Rules Regarding How Mississauga Fights Some Developments Set to Change
While Mississauga is no stranger (and that’s a good thing) to new developments, not everyone approves of every new building that’s been proposed for the city.
For that reason, the city and developers can approach the province for help when residents and council members are concerned that a new build doesn’t quite fit the character of the neighbourhood.
But now, that mediation process is changing.
While the city certainly has its say in its own development destiny, land use planning in Ontario is set out by the ground rules laid out in the Planning Act, and some of those rules are set to change.
Earlier in the year, the Ontario government implemented a significant change to the way municipal planning approval and appeals process are governed. The change required an amendment to the Planning Act and the introduction of Bill 139, the Building Better Community Watershed Act, 2017.
The new planning legislation was implemented by the previous government and the legislation came into effect April 3, 2018.
A meeting was held this fall at City Hall in Mississauga in regards to the local planning tribunal and Bill 139. The primary purpose of the meeting was to provide stakeholders with information on the new processes regarding how decisions are made at Council when it comes to planning—and how the new appeals process would work should council's decisions be appealed.
Residents, ratepayer groups and homeowner associations were some of the few groups that were invited to attend the session for more information.
One of the most significant changes is that the Local Planning Appeal Tribunal (LPAT) replaced the Ontario Municipal Board (OMB).
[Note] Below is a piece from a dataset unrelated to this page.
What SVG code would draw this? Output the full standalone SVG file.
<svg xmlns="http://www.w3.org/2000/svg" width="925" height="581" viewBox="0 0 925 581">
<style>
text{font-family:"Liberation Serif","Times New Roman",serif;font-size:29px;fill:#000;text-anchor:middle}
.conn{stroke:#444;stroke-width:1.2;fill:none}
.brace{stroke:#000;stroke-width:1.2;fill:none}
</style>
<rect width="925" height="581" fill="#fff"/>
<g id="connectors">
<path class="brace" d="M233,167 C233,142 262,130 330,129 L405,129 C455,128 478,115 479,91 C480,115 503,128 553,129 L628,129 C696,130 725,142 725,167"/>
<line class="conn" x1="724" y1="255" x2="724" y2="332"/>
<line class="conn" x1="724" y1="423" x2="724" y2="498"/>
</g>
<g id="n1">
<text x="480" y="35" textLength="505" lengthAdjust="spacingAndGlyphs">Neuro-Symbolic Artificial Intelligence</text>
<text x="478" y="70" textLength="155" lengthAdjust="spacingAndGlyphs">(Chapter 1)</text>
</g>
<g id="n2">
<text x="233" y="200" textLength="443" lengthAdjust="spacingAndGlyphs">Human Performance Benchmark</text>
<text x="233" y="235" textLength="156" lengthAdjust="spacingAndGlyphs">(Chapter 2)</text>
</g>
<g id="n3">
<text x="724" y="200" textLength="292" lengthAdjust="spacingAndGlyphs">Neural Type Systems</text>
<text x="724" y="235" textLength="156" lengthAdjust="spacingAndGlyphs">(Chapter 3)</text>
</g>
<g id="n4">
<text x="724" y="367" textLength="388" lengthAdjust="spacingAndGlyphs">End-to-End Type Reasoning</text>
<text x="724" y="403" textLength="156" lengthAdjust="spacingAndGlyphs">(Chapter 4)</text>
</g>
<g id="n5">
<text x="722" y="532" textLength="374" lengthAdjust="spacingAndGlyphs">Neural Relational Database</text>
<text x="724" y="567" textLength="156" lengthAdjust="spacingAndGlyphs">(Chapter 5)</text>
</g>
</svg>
LPAT will hear cases in regards to official plans, zoning by-laws, subdivision plans, development charges and minor variances. LPAT is part of a group of tribunals that adjudicate matters related to planning, property assessment, land evaluations and other.
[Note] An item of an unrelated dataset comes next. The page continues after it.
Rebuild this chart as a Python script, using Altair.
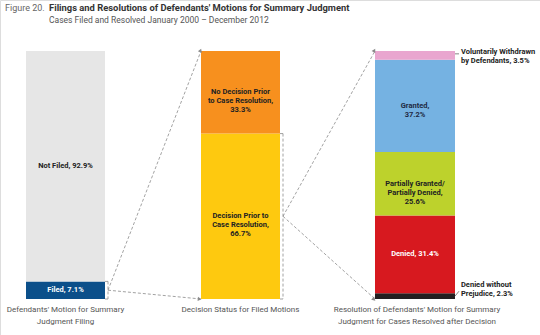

LPAT will also have a support centre that will assist with information on land use planning, guidance on processes and procedures as well as advice and assistance for representation. The goal of the LPAT is provide individuals with the right tools and resources to navigate the planning and appeal process in Ontario.
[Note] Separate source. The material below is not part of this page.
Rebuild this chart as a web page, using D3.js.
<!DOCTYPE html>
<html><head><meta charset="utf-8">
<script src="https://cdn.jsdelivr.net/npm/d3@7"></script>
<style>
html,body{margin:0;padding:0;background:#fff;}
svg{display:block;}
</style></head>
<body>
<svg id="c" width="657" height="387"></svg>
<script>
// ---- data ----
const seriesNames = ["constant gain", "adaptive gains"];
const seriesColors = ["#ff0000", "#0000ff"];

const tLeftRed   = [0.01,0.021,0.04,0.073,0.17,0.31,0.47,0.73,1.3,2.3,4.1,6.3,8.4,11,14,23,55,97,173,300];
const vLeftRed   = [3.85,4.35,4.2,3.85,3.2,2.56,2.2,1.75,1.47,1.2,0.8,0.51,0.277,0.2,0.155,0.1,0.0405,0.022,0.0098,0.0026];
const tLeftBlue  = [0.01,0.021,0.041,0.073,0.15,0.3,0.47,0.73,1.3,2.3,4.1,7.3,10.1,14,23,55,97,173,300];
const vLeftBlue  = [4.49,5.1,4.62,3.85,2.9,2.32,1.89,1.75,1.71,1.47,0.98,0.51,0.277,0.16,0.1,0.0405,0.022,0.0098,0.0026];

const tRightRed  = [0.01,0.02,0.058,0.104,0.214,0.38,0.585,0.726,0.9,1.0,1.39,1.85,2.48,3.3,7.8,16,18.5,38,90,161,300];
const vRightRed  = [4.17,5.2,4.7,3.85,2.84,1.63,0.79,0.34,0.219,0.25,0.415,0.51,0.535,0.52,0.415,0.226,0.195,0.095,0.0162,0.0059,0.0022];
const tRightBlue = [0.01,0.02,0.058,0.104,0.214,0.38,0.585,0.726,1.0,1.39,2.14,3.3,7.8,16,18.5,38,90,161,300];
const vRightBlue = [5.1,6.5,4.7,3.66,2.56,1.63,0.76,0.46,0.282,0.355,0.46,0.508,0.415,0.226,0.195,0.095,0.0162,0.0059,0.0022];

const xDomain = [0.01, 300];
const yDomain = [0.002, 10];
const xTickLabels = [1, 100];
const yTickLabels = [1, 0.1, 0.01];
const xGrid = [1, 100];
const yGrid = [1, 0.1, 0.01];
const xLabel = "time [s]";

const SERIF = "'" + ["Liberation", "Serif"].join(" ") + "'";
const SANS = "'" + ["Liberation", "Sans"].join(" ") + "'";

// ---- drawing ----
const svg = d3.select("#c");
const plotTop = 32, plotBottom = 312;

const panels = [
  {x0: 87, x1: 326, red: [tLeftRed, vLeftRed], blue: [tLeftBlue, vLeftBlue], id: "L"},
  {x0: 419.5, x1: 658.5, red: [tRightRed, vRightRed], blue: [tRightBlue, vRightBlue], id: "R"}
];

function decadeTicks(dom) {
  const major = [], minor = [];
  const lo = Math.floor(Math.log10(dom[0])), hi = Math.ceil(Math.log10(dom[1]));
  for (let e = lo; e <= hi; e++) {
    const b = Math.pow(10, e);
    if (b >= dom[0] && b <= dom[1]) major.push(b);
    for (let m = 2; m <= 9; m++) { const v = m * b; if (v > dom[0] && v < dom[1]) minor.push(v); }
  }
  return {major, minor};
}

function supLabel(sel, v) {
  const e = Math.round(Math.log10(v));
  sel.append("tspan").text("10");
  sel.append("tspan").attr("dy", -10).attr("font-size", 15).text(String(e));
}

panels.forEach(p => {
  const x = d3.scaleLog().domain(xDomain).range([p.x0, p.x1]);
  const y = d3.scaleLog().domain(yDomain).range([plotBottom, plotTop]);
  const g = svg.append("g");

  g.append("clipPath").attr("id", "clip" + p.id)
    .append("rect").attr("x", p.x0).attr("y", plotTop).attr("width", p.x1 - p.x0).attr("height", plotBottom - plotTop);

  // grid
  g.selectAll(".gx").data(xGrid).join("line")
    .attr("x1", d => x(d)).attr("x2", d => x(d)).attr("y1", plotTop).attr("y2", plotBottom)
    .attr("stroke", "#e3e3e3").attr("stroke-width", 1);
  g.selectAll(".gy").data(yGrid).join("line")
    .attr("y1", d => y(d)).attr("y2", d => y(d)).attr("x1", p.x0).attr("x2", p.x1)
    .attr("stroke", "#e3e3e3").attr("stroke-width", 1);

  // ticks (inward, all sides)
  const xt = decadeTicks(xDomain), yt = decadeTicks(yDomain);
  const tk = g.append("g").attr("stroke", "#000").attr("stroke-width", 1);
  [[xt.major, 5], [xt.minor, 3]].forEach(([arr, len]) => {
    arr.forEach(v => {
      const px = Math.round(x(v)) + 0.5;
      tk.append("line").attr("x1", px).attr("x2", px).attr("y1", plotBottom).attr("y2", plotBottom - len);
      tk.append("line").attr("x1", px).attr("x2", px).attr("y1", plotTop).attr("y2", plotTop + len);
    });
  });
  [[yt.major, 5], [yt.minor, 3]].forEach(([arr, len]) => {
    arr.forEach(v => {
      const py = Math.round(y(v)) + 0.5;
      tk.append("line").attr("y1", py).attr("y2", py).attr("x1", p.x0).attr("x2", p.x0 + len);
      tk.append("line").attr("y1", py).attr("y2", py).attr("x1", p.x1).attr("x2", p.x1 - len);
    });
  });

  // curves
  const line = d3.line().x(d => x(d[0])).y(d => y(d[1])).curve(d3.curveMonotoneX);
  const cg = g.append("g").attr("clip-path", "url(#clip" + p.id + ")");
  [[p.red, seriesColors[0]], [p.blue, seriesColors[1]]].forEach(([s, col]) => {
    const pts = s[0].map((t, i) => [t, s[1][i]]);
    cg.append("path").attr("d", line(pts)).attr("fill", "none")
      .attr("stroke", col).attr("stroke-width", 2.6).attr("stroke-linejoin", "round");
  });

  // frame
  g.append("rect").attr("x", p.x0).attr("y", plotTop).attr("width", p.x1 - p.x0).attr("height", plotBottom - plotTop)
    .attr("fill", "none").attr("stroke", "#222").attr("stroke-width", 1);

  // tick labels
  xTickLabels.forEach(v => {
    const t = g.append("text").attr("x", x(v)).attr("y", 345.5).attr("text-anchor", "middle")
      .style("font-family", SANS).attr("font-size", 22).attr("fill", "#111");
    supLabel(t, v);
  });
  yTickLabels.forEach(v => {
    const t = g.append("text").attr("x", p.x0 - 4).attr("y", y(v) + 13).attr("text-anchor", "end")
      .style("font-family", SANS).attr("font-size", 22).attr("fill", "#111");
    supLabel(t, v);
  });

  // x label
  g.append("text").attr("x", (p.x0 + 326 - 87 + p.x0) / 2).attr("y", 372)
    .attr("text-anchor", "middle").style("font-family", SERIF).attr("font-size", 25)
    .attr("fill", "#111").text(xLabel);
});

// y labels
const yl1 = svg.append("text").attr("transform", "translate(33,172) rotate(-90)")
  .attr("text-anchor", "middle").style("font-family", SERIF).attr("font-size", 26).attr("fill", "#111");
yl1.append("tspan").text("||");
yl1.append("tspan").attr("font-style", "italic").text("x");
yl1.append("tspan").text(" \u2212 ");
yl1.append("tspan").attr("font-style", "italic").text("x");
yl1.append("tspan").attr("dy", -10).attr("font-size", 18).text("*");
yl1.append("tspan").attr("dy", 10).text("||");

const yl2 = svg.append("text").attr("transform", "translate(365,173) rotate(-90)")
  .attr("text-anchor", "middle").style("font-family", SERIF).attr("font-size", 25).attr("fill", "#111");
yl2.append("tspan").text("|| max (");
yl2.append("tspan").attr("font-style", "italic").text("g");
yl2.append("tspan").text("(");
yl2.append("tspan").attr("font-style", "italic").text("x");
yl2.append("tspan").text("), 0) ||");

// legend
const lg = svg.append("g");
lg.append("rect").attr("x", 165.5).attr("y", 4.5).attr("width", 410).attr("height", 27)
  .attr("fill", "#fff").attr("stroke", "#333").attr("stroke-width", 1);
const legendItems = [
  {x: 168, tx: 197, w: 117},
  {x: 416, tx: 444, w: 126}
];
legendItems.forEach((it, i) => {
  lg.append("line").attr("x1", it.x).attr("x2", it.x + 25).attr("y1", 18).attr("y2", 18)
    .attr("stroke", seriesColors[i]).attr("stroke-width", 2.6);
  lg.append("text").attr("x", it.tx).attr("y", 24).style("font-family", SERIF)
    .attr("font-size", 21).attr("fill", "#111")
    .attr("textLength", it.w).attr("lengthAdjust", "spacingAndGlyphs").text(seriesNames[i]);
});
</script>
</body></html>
Some examples were provided during the meeting on some of the changes and similarities to processes. Just some examples of new and similar processes in regards to committee of adjustment appeals and zoning by-law appeals.
Appeals that come through the LPAT with go through new procedures, new timelines, and more written and fewer oral hearings for certain types of appeals.
Although some general information on the changes is provided in regards to similarities and differences, various unknowns were brought forward at the meeting in September.
One question from a local resident in regards to what criteria will be used to decide when an oral or written hearing is provided.
"The short answer is we don't know. It's such early days I can tell you. As I said, this all came in April and the furthest anybody has gotten in this process so far is the very first case management conference which was held in Toronto last week. I can tell you that they were given an oral hearing scheduled in 2019, but there's no sort of set criteria that the Tribunal has identified for when it's going to be written or oral," says Lia Magi of Legal Services at the City of Mississauga.
More updates as information is provided.